- WHAT IS BEING ASKED -
Look through the material below and give the number of lines holding "that", with no other words.

- PROVIDED RECORDS -
## BEGIN

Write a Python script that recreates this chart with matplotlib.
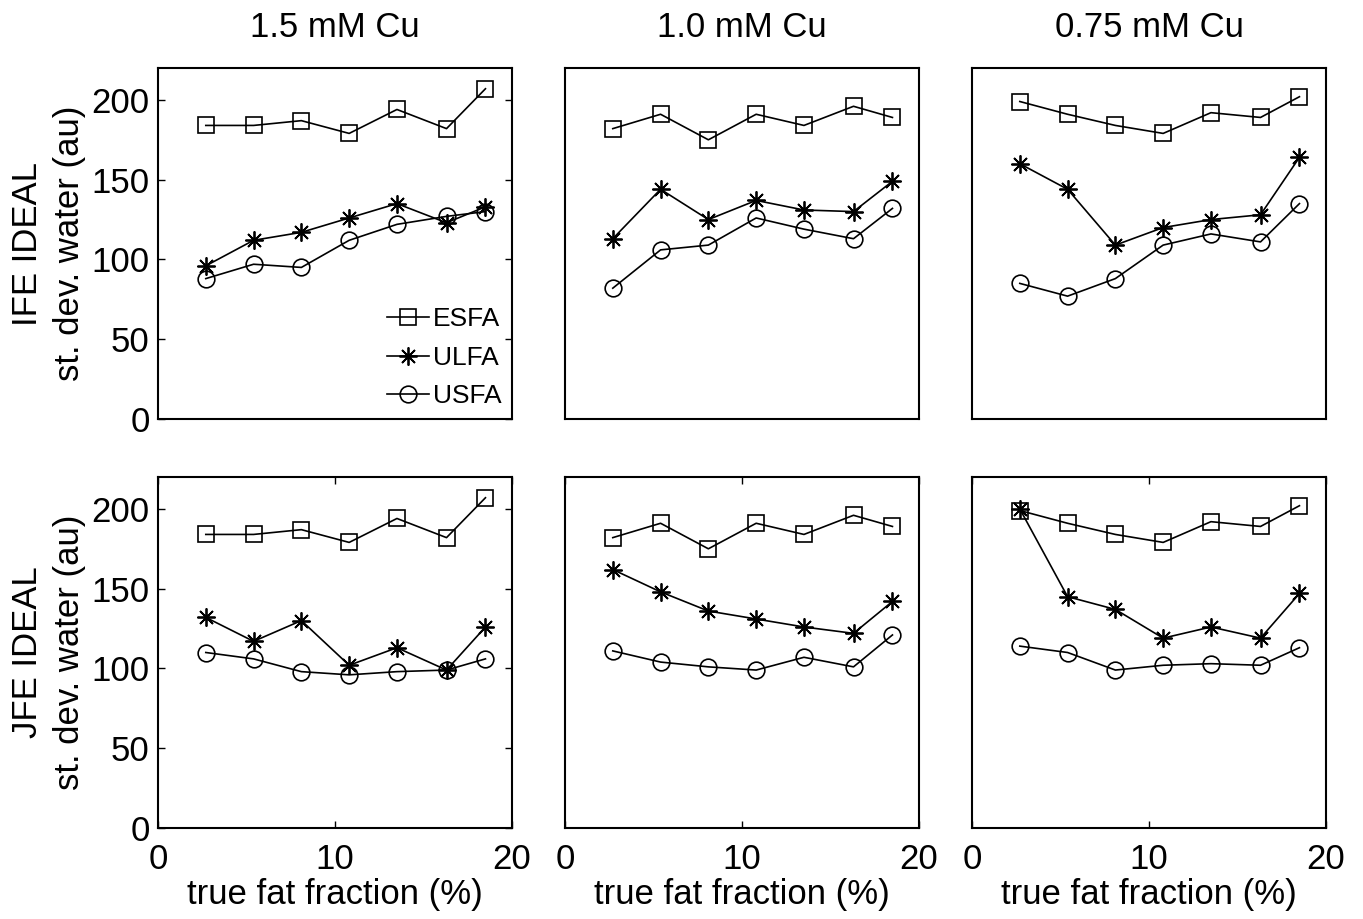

## END
## BEGIN

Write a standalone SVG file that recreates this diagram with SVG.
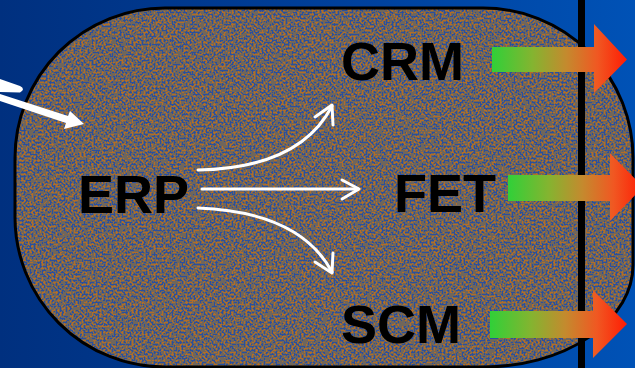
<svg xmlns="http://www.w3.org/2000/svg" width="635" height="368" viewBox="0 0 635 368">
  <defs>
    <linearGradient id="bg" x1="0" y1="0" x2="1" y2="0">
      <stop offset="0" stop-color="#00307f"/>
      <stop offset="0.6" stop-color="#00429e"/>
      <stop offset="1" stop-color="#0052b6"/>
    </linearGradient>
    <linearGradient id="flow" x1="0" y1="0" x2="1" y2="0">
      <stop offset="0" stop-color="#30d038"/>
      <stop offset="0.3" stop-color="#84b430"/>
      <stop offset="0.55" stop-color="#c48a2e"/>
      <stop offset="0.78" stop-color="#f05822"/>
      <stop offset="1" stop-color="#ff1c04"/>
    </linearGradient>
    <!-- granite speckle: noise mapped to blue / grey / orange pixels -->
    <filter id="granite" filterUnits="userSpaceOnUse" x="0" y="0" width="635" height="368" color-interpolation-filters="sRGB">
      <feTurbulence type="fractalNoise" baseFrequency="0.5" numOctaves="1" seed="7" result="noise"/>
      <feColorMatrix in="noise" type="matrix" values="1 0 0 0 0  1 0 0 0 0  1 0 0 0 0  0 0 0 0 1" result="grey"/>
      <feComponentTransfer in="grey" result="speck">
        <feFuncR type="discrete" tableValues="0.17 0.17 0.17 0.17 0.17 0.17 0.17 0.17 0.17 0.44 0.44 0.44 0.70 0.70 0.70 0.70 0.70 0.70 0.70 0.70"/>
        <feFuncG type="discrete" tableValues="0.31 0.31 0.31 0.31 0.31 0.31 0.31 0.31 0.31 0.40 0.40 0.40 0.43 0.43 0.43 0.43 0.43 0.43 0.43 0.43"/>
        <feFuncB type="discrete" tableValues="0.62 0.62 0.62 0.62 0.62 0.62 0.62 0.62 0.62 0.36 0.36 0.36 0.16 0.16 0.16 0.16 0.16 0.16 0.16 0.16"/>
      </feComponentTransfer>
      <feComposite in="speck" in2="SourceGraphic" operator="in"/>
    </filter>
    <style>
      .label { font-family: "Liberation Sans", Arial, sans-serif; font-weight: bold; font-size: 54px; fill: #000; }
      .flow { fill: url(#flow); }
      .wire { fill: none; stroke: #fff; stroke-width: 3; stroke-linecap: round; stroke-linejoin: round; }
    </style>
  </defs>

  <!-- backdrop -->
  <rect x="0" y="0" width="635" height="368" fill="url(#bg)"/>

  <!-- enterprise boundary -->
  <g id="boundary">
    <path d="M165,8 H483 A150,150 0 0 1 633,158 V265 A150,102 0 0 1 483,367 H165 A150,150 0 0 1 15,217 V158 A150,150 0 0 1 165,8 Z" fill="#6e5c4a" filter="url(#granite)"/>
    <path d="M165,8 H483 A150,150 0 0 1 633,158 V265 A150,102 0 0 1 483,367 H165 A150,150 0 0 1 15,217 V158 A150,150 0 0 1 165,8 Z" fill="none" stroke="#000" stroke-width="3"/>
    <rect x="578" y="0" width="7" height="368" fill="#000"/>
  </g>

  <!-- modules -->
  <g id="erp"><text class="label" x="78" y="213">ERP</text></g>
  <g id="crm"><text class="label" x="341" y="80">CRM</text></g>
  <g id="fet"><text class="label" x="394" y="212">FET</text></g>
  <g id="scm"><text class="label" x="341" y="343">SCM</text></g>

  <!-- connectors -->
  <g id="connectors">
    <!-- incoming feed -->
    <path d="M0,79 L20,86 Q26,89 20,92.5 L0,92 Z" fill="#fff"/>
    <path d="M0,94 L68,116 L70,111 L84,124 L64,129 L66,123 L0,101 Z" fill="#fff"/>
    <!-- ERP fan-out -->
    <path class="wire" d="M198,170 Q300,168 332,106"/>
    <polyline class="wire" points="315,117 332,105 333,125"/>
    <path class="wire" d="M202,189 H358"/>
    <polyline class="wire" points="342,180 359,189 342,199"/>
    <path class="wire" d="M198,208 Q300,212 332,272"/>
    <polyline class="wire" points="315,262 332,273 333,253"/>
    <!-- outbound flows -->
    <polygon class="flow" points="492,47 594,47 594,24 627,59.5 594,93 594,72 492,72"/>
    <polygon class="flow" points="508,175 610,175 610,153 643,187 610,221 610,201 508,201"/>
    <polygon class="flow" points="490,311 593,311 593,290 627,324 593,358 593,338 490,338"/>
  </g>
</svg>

## END
## BEGIN

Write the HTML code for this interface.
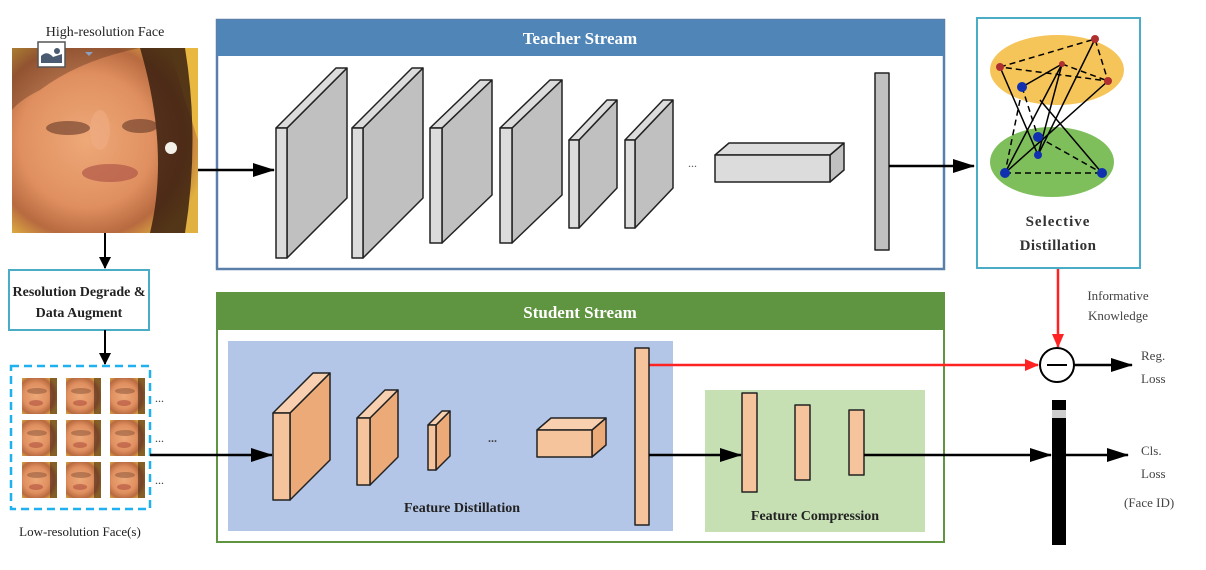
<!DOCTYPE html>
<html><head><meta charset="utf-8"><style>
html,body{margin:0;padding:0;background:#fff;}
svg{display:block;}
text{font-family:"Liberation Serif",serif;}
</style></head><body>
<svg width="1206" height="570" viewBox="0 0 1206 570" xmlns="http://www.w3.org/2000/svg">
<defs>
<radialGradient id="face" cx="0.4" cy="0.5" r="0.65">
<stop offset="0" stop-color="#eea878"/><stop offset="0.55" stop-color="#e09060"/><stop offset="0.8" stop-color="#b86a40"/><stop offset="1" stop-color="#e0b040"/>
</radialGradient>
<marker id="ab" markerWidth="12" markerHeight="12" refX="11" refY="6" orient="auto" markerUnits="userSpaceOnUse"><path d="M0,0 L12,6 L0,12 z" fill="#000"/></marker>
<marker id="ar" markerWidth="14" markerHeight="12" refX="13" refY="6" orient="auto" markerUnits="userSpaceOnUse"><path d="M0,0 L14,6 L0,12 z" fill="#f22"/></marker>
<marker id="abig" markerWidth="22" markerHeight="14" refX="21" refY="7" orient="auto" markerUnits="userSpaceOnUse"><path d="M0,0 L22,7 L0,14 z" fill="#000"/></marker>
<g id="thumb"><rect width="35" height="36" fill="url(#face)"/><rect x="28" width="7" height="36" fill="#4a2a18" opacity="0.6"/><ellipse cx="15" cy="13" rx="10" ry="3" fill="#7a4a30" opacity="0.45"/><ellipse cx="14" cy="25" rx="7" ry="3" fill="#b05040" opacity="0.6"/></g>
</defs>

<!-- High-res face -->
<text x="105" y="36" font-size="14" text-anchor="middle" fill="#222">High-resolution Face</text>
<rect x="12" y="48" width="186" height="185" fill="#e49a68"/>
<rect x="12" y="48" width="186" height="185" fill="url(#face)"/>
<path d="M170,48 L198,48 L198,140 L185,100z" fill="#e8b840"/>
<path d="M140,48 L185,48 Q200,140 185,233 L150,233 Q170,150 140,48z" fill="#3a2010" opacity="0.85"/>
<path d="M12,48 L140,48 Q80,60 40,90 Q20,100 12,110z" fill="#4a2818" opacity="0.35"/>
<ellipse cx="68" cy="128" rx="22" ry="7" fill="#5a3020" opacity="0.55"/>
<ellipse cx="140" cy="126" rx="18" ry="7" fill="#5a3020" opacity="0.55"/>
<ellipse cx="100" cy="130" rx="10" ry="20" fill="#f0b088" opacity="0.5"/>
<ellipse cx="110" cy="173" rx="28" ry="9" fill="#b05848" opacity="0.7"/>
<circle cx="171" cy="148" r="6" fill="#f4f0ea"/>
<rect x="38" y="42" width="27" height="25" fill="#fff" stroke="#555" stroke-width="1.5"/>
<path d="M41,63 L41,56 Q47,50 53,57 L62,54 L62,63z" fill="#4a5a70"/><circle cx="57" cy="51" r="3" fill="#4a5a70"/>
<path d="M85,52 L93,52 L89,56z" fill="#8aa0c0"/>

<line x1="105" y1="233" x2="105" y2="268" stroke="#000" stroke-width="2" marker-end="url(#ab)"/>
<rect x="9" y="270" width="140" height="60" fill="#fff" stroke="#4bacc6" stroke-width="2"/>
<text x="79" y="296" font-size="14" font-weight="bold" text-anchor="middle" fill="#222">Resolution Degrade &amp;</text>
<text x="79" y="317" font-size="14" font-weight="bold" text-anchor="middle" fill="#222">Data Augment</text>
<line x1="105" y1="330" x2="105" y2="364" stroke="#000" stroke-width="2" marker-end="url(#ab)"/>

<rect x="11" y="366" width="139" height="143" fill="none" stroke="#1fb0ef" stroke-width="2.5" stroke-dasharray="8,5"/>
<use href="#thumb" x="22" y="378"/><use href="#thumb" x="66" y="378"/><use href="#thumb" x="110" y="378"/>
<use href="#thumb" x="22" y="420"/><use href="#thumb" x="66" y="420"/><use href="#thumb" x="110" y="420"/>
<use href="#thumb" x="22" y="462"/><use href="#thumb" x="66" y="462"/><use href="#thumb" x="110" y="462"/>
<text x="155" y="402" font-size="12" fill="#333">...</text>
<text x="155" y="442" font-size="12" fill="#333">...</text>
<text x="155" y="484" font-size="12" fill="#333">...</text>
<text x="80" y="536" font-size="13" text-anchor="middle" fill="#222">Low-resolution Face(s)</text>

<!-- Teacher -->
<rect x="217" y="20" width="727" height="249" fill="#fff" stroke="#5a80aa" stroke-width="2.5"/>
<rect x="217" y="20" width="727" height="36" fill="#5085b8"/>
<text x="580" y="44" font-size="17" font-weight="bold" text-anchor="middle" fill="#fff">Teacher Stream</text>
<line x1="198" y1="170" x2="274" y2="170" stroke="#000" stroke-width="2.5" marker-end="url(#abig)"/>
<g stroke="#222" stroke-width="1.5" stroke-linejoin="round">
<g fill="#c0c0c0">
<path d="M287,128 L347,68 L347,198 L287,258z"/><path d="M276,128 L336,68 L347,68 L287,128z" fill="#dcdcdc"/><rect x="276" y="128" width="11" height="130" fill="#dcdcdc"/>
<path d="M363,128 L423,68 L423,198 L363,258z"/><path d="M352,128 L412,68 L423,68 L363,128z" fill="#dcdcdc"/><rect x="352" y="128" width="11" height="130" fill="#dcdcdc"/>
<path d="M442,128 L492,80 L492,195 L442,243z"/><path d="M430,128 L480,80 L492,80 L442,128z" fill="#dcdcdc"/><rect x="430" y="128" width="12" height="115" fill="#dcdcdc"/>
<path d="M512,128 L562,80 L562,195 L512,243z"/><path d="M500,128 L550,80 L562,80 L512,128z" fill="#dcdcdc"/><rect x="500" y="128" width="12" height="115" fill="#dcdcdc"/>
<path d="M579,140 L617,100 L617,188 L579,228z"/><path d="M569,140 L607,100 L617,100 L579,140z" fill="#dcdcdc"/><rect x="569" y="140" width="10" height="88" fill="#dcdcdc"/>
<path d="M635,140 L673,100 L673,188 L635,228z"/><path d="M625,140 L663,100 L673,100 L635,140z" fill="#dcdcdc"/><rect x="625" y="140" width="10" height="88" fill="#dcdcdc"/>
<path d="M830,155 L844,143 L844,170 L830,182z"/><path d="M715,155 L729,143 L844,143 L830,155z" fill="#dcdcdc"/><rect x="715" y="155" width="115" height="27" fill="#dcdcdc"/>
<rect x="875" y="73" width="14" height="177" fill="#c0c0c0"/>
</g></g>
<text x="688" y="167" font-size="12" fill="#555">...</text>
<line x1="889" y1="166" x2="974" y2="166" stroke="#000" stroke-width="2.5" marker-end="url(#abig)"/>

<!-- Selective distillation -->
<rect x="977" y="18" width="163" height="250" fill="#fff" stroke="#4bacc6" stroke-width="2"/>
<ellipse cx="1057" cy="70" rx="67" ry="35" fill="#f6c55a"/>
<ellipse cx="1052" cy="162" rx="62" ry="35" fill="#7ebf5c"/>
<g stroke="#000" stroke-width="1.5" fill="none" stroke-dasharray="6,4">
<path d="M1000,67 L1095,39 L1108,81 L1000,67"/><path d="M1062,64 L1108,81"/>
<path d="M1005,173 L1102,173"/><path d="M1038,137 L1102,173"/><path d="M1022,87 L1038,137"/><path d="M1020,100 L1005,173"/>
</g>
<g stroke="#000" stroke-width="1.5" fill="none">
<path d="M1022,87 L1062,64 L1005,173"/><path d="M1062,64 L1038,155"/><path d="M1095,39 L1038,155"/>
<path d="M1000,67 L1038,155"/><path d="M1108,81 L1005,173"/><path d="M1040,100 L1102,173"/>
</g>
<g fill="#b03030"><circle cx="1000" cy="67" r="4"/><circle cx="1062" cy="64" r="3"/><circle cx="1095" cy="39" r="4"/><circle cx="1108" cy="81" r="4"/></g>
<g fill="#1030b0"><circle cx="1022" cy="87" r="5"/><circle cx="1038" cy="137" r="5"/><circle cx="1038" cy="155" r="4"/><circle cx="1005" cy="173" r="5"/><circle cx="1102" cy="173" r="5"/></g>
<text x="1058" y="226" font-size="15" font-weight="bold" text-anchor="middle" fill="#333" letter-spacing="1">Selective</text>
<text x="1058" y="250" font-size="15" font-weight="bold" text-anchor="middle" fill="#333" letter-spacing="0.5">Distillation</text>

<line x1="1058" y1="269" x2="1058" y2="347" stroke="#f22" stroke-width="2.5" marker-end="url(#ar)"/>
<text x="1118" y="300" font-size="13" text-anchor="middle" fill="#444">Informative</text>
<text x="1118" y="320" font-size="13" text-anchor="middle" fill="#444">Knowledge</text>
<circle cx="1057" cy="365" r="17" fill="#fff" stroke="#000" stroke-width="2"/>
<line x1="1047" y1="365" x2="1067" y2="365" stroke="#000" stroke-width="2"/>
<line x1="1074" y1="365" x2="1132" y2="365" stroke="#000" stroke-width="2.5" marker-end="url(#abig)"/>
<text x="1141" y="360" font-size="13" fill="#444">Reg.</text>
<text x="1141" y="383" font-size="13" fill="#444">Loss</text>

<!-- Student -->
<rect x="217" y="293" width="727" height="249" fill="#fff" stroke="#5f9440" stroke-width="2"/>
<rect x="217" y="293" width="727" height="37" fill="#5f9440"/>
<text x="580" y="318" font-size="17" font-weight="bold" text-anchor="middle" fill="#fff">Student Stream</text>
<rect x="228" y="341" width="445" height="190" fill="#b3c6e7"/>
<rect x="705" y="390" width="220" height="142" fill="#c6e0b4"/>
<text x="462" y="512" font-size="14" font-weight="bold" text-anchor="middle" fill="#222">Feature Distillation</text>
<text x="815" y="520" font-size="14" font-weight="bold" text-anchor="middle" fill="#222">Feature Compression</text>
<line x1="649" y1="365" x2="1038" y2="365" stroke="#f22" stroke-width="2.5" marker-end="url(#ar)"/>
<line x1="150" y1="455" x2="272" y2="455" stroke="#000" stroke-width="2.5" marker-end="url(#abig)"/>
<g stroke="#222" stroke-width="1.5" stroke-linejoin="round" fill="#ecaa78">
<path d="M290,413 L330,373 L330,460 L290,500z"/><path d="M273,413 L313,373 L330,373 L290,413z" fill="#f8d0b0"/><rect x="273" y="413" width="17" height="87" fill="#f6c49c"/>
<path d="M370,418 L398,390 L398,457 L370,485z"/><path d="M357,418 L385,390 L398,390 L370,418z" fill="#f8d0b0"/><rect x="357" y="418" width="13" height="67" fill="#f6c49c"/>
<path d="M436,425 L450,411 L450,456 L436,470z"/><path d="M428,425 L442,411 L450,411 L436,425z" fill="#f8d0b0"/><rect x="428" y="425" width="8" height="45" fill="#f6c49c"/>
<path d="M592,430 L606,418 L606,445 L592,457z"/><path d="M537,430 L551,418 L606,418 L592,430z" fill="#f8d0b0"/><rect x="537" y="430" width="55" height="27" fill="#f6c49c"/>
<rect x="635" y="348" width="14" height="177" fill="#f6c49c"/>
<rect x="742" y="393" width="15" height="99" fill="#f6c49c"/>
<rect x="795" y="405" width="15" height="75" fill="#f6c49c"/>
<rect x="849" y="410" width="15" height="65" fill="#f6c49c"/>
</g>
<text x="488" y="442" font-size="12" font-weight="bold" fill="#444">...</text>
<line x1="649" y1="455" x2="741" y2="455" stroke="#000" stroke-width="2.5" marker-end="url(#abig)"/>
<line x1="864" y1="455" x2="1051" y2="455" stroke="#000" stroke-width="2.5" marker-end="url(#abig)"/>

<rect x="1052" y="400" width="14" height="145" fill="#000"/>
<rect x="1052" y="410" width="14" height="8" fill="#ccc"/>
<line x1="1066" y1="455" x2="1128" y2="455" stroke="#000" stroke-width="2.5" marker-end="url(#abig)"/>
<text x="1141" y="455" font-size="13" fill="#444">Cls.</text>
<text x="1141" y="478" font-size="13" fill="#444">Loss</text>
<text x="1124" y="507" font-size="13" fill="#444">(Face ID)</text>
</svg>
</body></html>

## END

- THE ANSWER -
2